Starting point is 00:06:52 of the load balancers in order to facilitate the CICD pipeline. Now, do you see, we see a lot of our people that we talk with and work with, they are trying to move towards something that makes it easier for development teams to push applications through the pipeline and then obviously in production. And they are using platform-as-a-service solutions, whether it's a Cloud Foundry, whether it's an OpenShift, whether it's Microsoft. And the promise of these platforms is you don't need to worry about this anymore. Is this something what you see as well? Are you working with these vendors?

Starting point is 00:07:30 Are you working with a cloud foundry? Absolutely. Yeah, so I used to work at OpenShift. I was a site reliability engineer for the OpenShift project, and I supported over a million applications, you know, specific tailor-made applications. And the pipeline and the support of these applications is very much a piece of our business and a very important piece of our business. We are the edge of the network. We are what controls the application delivery and the application access. And so we have this very, very important place to play in the PaaS space,

Starting point is 00:08:09 in the infrastructure as a service space. So that means if we talk about the PaaS environments now, again, I would assume if I'm a developer, I don't want to care about this. I use an orchestration engine, and my orchestration layer allows me to, say, scale up depending on load, scale up to make sure that a certain response time SLA is met. But should I, as a developer, care about the underlying network, that the infrastructure is there, or should the PaaS provide that for me, automatically configure all the routers?

Starting point is 00:08:38 That's a phenomenal question, and so I'd love to debate this. I actually have literally a debate with you on this. So I see both sides of the story. So part of me says the application developer who is in charge of an application should be aware of the capabilities of a modern ADC in that they can tune the TCP and the HTTP protocols to service their applications and to the best of their abilities. They can implement caching, and they can implement big TCP windows and pipelines and implement SSL on the ADC and on the load balancer. They can do all these things.

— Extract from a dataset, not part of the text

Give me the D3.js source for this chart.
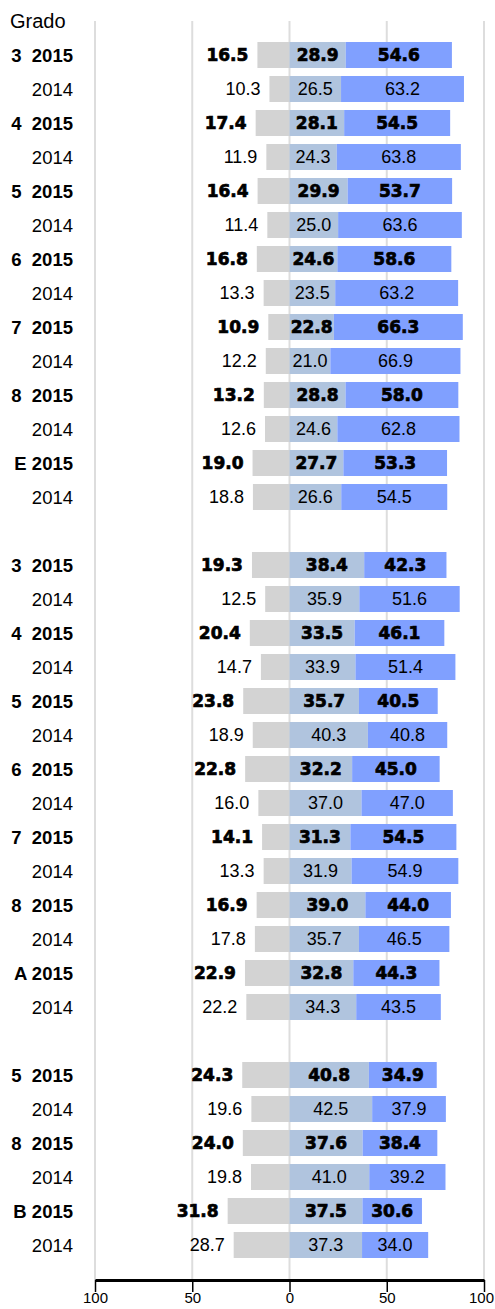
<!DOCTYPE html>
<html>
<head>
<meta charset="utf-8">
<script src="https://cdn.jsdelivr.net/npm/d3@7"></script>
<style>
  body { margin: 0; background: #fff; }
  text { font-family: "Liberation Sans", Arial, sans-serif; }
</style>
</head>
<body>
<div id="chart"></div>
<script>
// one entry per row; null rows are the blank gaps between blocks
const grades = ["3","3","4","4","5","5","6","6","7","7","8","8","E","E",
  null,
  "3","3","4","4","5","5","6","6","7","7","8","8","A","A",
  null,
  "5","5","8","8","B","B"];
const years = ["2015","2014","2015","2014","2015","2014","2015","2014","2015","2014","2015","2014","2015","2014",
  null,
  "2015","2014","2015","2014","2015","2014","2015","2014","2015","2014","2015","2014","2015","2014",
  null,
  "2015","2014","2015","2014","2015","2014"];
const lowVals = [16.5,10.3,17.4,11.9,16.4,11.4,16.8,13.3,10.9,12.2,13.2,12.6,19.0,18.8,
  null,
  19.3,12.5,20.4,14.7,23.8,18.9,22.8,16.0,14.1,13.3,16.9,17.8,22.9,22.2,
  null,
  24.3,19.6,24.0,19.8,31.8,28.7];
const midVals = [28.9,26.5,28.1,24.3,29.9,25.0,24.6,23.5,22.8,21.0,28.8,24.6,27.7,26.6,
  null,
  38.4,35.9,33.5,33.9,35.7,40.3,32.2,37.0,31.3,31.9,39.0,35.7,32.8,34.3,
  null,
  40.8,42.5,37.6,41.0,37.5,37.3];
const highVals = [54.6,63.2,54.5,63.8,53.7,63.6,58.6,63.2,66.3,66.9,58.0,62.8,53.3,54.5,
  null,
  42.3,51.6,46.1,51.4,40.5,40.8,45.0,47.0,54.5,54.9,44.0,46.5,44.3,43.5,
  null,
  34.9,37.9,38.4,39.2,30.6,34.0];
const ticks = [-100, -50, 0, 50, 100];

const W = 495, H = 1309;
const svg = d3.select("#chart").append("svg").attr("width", W).attr("height", H);

const rows = grades.map((g, i) => ({
  key: "r" + i, grade: g, year: years[i],
  low: lowVals[i], mid: midVals[i], high: highVals[i]
}));
const data = rows.filter(d => d.grade !== null);

const x = d3.scaleLinear().domain([-100, 100]).range([95, 484]);
const y = d3.scaleBand().domain(rows.map(d => d.key))
  .range([38, 38 + rows.length * 34]).paddingInner(0.235).paddingOuter(0.1175);
const axisY = 1280;

// grid
svg.selectAll("line.grid").data(ticks).enter().append("line")
  .attr("x1", d => x(d)).attr("x2", d => x(d))
  .attr("y1", 21).attr("y2", axisY)
  .attr("stroke", "#dddddd").attr("stroke-width", 2);

svg.append("text").attr("x", 10).attr("y", 28)
  .attr("font-size", 20).text("Grado");

const row = svg.selectAll("g.row").data(data).enter().append("g")
  .attr("transform", d => `translate(0,${y(d.key)})`);
const bw = y.bandwidth();

row.append("rect").attr("x", d => x(-d.low)).attr("width", d => x(0) - x(-d.low))
  .attr("height", bw).attr("fill", "#d3d3d3");
row.append("rect").attr("x", x(0)).attr("width", d => x(d.mid) - x(0))
  .attr("height", bw).attr("fill", "#b0c4de");
row.append("rect").attr("x", d => x(d.mid)).attr("width", d => x(d.mid + d.high) - x(d.mid))
  .attr("height", bw).attr("fill", "#80a0ff");

const bold = d => d.year === "2015";
function valText(sel) {
  sel.attr("y", bw / 2).attr("dy", "0.36em").attr("fill", "#000")
    .style("font-family", d => bold(d) ? "'DejaVu Sans', sans-serif" : null)
    .attr("font-weight", d => bold(d) ? "bold" : "normal")
    .attr("font-size", d => bold(d) ? 17 : 18)
    .attr("stroke", d => bold(d) ? "#000" : null)
    .attr("stroke-width", d => bold(d) ? 0.7 : null);
}
row.append("text").call(valText)
  .attr("x", d => x(-d.low) - 9).attr("text-anchor", "end")
  .text(d => d.low.toFixed(1));
row.append("text").call(valText)
  .attr("x", d => x(d.mid / 2)).attr("text-anchor", "middle")
  .text(d => d.mid.toFixed(1));
row.append("text").call(valText)
  .attr("x", d => x(d.mid + d.high / 2)).attr("text-anchor", "middle")
  .text(d => d.high.toFixed(1));

// row labels
row.append("text").attr("x", 73).attr("y", bw / 2).attr("dy", "0.36em")
  .attr("text-anchor", "end").attr("font-size", 18.5)
  .attr("font-weight", d => bold(d) ? "bold" : "normal")
  .style("white-space", "pre")
  .text(d => bold(d) ? (d.grade.match(/\d/) ? d.grade + "  " : d.grade + " ") + d.year : d.year);

// axis
const axis = svg.append("g").attr("transform", `translate(0,${axisY})`)
  .call(d3.axisBottom(x).tickValues(ticks).tickSize(12).tickSizeOuter(0).tickPadding(0)
    .tickFormat(d => Math.abs(d)));
axis.select(".domain").attr("stroke", "#000").attr("stroke-width", 3);
axis.selectAll(".tick line").attr("stroke", "#000").attr("stroke-width", 1.5);
axis.selectAll(".tick text").attr("font-size", 15).attr("y", 12)
  .attr("dx", d => d === 100 ? -3 : 0)
  .style("font-family", "'Liberation Sans', Arial, sans-serif").attr("fill", "#000");
</script>
</body>
</html>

Starting point is 00:09:19 And then so half of me says yes. The application developer is going to, the responsibility of the network engineer is going to be shifting left to the application developer. And then the other side of me sees exactly what you were kind of pointing out. Maybe the application developer shouldn't be aware of this. I guess it depends on the maturity of the product, the maturity of the individual, and the capabilities of the organization. But I'd love to hear your thoughts on this. So I think it's interesting. I did a webinar recently.

Starting point is 00:09:52 It was called DevOps for Operations Engineers. What does DevOps for Ops in general mean? And basically, I came to exactly the same two conclusions. I think the future for the traditional ops teams, they have two options. Either shifting left, meaning they become part of the application delivery team, which actually goes towards a no-ops environment. There's no traditional ops anymore, but ops is just part of the application delivery team, and they just give their expertise and make sure that the environment is there. Or the other way would be becoming obsessed with service. That means for a large organization, they provide additional easy-to-consumeable services to the application team so that they can run their applications on the infrastructure. So either become part of the application teams or become more what Amazon and Microsoft and Google are right now, basically very providers of infrastructure, easily manageable and controllable

Starting point is 00:10:48 through REST APIs. I think these are the two things. So I think that was perfectly put. I think you perfectly put it. I don't think, I think we're getting closer to the answer. I think it's a combination of the two. I think just a simple fact that we have infrastructure operations as a service. And you don't have to worry about, if the application developer doesn't have to worry about something like a VLAN or routes or just the network nitty-gritty,

Starting point is 00:11:23 it allows them to then orchestrate at the level, at the layer seven level, at the application layer level. and it allows them to interact with something like a big IP at the Layer 7 level and focus on what they're good at. And that includes orchestration, I would argue. I think if we keep pulling on this thread around continuous delivery and what that looks like and how the network plays with the continuous delivery model. And if we could just kind of circle back to what type of metrics we need out of a continuous delivery pipeline that's focused on the network. You know, what does that look like?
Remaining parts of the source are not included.